Cuando Yolanda, que estaba
allí como en su trono frutal como una reina de la vendimia, tomó el micrófono
se saltaron los ojos y los ojales. Necesitamos “querernos”, necesitamos
“cariño”, necesitamos “enormes dosis de ternura”, hasta Europa deberá ser
“afectiva”. Sumar va, por lo visto, de eso. Yolanda nos manda a todos a
querernos, y sí, también a pensar mientras nos queremos. Nosotros vamos a ser
los protagonistas, ahí como pulpos del amor, con inteligencia emocional y
gustillo retráctil; y nosotros, amándonos y pensándonos, luego le
transmitiremos a ella las verdades de la vida, que ella se encargará de
materializar.
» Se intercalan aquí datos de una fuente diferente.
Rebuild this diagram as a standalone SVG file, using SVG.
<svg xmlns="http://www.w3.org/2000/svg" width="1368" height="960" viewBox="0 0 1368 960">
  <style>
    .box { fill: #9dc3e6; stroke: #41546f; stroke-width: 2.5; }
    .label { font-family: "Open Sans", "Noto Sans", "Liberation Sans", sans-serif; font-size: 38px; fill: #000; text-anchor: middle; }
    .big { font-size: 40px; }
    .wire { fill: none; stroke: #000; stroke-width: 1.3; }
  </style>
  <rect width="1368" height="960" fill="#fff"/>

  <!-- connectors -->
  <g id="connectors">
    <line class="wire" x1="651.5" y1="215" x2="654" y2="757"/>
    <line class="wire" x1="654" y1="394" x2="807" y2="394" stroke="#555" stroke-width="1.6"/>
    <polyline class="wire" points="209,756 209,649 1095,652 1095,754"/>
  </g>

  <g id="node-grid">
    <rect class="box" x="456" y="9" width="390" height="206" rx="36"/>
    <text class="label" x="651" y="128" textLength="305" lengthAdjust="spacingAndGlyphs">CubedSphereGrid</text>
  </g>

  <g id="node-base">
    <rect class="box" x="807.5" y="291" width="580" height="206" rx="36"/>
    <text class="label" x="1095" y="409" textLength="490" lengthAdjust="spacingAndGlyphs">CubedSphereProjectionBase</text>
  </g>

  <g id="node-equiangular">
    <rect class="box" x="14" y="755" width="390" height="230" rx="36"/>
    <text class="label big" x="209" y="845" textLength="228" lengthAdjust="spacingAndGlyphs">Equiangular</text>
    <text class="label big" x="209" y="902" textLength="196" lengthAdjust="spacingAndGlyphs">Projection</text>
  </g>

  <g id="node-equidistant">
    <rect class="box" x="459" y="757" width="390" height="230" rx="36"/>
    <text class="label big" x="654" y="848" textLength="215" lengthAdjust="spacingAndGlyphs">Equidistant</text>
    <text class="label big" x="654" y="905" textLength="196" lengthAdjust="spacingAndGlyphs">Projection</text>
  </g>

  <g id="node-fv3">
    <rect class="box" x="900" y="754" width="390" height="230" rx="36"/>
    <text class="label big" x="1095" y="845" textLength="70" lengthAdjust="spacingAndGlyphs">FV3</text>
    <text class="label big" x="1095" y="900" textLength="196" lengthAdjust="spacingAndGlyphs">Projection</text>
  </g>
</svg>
O algo así. En la izquierda no quedaba ya nada por inventar,
salvo esta dimensión poliamorosa. La sociedad civil, o esa que trae Yolanda, ya
dice lo que ha dicho la izquierda siempre, y lo sabemos porque la escuchamos en
el Matadero, hablando tan ordenadamente como niños en catequesis (las preguntas
y respuestas eran como del catecismo). La izquierda es la que es, sólo quedaba
esto del poliamor y eso de la madre escuchante que ya sabe perfectamente qué va
a escuchar.
La nueva revolución, sin
partidos, sin líderes, consiste sólo en Yolanda en el confesionario, escuchando
a los activistas que, como las beatonas, cuentan lo mismo siempre. Eso, más el
amor, la ternura, el quererse con esa intensidad inigualable de después de los
porros, sin duda. Y no hay más. Es la izquierda de siempre, más pegajosa que
nunca, sin una idea nueva, y aún más vaga, porque ahora el líder no tiene ni
que pensar, ya pensará por ella la mente colmena, que se le aparecerá convenientemente
en forma de sindicalista invitado o activista agendada. La izquierda había
intentado las armas, los pucherazos y los mesías zumbones, pero quedaba
intentar lo del poliamor. Lo mismo de siempre, pero con poliamor. Claro que la
gente aplaudía mucho, cómo no. Se ilusionaban, les palpitaban los tatuajes y
cimbreaban los largos pendientes de la rebeldía o de la seducción, sabiendo que
allí volvía a estar, donde estuvo siempre, la salvación del mundo, pero además
con ese amor silvano, pagano y vivificador. “Muy bonito todo”, resumía una
chica mientras la gente salía del Matadero, no sé si a asaltar otra vez los
cielos o a casarse todos con todos después de chupar setas.